INFORMATION PROVIDED —
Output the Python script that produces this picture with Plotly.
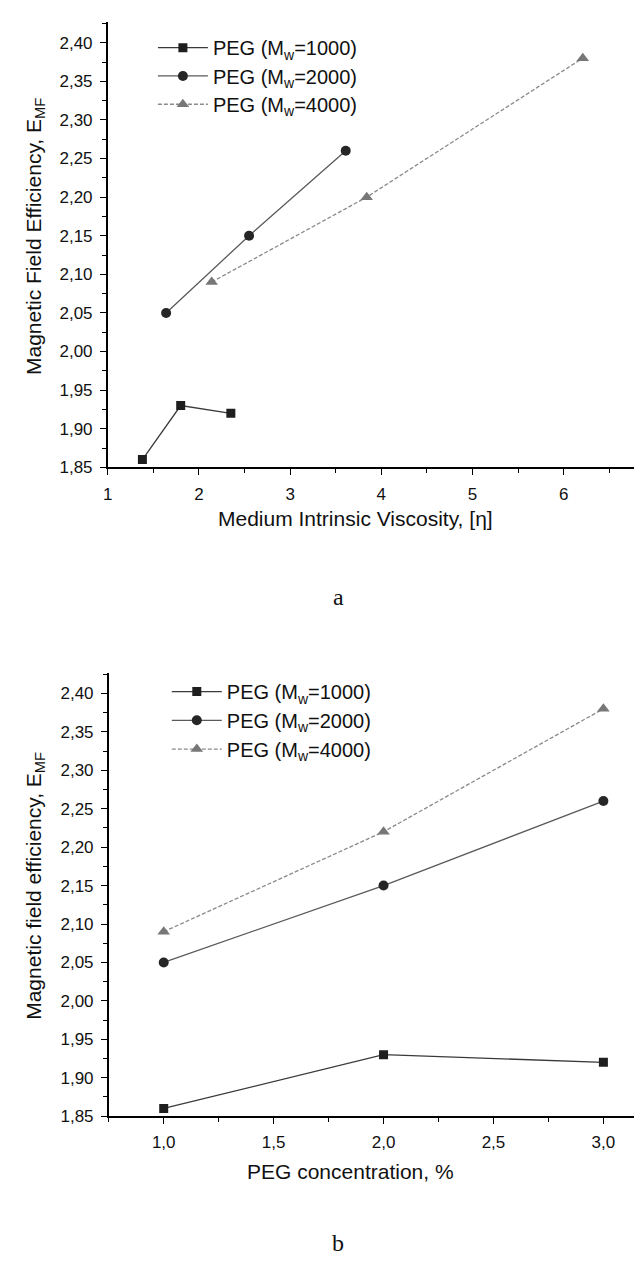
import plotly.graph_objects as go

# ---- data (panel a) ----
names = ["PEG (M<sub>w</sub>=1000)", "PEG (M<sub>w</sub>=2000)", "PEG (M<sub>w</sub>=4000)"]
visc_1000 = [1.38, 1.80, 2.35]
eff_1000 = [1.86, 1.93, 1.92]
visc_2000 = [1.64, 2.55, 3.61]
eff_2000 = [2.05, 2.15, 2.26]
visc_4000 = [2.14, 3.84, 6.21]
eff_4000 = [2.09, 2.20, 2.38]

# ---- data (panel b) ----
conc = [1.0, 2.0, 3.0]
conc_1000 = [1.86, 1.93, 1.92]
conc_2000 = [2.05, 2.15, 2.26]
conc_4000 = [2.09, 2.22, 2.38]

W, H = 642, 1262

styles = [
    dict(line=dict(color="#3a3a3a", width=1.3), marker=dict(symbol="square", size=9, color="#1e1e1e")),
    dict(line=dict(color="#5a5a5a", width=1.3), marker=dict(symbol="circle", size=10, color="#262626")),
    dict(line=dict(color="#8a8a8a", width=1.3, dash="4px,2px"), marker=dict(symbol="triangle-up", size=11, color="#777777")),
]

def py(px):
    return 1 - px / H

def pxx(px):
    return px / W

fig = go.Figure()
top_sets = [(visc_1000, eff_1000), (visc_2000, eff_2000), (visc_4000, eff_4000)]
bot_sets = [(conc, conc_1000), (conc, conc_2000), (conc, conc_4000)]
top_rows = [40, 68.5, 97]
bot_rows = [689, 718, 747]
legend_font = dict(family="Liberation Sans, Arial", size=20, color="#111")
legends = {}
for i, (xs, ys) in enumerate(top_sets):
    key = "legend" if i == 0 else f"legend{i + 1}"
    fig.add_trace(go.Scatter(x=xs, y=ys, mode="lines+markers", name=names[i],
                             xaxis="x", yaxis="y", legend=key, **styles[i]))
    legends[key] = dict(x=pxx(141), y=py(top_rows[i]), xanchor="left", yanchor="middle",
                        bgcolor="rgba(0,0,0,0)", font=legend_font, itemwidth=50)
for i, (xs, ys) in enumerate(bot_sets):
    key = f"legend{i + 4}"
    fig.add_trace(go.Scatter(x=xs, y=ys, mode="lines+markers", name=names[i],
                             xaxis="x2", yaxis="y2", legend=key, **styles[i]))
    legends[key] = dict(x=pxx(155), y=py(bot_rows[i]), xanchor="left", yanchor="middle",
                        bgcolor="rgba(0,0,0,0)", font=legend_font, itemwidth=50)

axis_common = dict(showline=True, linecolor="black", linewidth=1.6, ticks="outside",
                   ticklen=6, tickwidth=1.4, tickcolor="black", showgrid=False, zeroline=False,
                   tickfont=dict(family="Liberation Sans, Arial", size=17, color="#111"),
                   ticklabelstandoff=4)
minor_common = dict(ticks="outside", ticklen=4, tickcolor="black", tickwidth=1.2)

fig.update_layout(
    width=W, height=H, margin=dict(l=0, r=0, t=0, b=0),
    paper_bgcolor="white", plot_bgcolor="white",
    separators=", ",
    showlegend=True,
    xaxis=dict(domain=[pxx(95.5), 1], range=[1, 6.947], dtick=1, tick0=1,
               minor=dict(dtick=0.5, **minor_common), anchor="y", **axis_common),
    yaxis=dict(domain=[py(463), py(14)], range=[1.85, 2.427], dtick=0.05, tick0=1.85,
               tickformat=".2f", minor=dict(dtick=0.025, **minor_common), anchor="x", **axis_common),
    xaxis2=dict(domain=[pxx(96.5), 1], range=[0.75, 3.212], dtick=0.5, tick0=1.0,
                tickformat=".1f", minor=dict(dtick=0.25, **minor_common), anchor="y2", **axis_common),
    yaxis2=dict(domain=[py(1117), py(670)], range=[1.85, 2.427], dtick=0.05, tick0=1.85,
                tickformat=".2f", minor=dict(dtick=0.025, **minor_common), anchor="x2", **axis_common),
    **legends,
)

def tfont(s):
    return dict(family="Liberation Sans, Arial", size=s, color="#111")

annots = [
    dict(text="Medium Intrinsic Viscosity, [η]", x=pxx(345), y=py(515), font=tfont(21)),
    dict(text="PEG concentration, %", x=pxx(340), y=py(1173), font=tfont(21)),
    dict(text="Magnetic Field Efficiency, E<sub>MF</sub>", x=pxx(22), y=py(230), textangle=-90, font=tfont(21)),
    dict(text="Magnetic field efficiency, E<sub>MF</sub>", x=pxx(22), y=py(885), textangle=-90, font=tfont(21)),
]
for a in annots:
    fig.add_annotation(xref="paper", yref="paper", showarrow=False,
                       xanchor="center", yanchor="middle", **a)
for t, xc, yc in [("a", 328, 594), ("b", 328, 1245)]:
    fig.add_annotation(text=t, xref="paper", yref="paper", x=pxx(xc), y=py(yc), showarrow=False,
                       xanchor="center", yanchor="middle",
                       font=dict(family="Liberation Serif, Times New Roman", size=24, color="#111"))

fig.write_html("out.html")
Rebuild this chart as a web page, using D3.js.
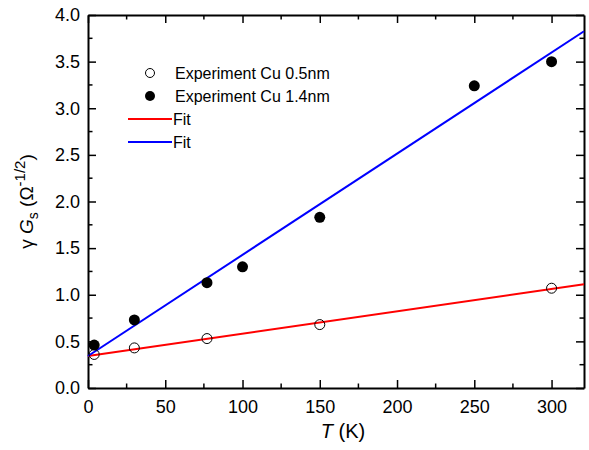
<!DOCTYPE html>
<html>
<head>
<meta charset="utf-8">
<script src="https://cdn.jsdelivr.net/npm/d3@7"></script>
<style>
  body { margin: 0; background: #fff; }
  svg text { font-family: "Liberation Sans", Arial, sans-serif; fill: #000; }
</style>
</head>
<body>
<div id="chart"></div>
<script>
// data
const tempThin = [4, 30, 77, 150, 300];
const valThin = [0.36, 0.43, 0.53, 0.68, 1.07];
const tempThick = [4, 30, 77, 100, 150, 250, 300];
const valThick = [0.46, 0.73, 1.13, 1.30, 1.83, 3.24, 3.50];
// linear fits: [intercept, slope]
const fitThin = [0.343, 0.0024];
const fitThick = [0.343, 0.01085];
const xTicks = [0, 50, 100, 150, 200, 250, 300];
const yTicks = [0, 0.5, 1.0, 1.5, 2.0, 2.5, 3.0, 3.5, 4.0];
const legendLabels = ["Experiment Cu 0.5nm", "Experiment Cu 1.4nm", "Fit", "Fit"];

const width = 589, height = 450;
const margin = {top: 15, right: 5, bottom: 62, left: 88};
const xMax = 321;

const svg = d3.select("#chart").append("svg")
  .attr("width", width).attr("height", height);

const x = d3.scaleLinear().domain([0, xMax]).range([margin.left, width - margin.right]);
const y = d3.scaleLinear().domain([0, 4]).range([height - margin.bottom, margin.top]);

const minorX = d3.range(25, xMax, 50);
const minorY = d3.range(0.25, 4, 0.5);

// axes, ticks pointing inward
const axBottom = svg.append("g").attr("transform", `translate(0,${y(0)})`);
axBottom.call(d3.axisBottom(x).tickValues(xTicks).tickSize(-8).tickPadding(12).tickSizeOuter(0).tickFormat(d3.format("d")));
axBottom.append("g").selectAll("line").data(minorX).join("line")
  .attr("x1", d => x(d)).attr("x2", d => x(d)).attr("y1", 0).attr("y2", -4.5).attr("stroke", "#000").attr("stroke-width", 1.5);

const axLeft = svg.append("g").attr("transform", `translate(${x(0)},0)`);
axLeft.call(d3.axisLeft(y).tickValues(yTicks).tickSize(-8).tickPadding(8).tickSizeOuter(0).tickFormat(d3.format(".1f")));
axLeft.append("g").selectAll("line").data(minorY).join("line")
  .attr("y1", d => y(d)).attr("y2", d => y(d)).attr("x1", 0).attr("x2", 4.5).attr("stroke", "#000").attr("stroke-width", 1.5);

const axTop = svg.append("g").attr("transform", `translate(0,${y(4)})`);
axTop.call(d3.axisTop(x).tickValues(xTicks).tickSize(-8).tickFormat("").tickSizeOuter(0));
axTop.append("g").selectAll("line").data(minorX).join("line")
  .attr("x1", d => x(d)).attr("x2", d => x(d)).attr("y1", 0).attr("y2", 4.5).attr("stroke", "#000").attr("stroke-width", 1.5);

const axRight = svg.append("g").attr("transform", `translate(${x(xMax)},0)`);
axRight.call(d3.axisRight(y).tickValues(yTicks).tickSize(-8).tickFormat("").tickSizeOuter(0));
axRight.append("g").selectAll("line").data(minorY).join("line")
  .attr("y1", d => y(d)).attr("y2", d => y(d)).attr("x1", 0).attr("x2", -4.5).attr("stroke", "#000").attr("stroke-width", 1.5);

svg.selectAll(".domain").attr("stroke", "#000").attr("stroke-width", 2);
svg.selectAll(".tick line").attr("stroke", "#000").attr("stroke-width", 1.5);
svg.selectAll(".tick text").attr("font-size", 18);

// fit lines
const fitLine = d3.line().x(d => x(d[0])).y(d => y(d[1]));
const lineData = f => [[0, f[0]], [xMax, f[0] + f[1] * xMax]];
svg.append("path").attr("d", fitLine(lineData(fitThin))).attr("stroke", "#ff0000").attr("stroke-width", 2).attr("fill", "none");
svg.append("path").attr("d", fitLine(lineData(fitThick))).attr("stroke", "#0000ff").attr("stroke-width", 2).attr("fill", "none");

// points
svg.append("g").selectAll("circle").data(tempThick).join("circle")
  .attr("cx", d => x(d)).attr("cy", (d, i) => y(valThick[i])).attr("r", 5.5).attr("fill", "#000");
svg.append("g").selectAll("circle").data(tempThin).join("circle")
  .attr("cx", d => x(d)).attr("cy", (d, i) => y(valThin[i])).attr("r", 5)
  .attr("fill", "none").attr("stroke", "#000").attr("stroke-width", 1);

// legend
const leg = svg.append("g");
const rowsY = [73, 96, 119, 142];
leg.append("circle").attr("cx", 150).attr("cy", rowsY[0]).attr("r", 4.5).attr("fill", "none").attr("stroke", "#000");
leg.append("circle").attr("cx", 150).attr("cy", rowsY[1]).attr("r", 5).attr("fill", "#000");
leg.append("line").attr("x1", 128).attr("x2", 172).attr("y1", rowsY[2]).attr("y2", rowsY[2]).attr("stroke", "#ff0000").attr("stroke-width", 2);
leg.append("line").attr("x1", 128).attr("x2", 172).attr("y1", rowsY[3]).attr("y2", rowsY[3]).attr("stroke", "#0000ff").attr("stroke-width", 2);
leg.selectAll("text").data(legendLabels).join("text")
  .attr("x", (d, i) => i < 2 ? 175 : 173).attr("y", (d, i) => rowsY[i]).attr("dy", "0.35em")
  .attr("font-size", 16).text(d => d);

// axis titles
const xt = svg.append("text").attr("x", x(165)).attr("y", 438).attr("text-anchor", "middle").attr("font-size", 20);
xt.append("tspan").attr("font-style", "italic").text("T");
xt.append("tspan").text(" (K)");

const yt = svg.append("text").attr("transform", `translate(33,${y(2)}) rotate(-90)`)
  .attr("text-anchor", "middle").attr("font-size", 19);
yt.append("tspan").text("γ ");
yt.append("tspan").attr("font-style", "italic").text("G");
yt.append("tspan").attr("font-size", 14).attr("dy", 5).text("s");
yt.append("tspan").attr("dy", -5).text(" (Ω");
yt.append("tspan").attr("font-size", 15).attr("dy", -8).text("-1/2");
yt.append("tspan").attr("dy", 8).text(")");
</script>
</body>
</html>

REQUIREMENT —
Write out exactly the lines between the start of the data and the line with "conc_4000 = [2.09, 2.22, 2.38]", including both, but none of the pictures.

FINISHED TASK —
Output the Python script that produces this picture with Plotly.
import plotly.graph_objects as go

# ---- data (panel a) ----
names = ["PEG (M<sub>w</sub>=1000)", "PEG (M<sub>w</sub>=2000)", "PEG (M<sub>w</sub>=4000)"]
visc_1000 = [1.38, 1.80, 2.35]
eff_1000 = [1.86, 1.93, 1.92]
visc_2000 = [1.64, 2.55, 3.61]
eff_2000 = [2.05, 2.15, 2.26]
visc_4000 = [2.14, 3.84, 6.21]
eff_4000 = [2.09, 2.20, 2.38]

# ---- data (panel b) ----
conc = [1.0, 2.0, 3.0]
conc_1000 = [1.86, 1.93, 1.92]
conc_2000 = [2.05, 2.15, 2.26]
conc_4000 = [2.09, 2.22, 2.38]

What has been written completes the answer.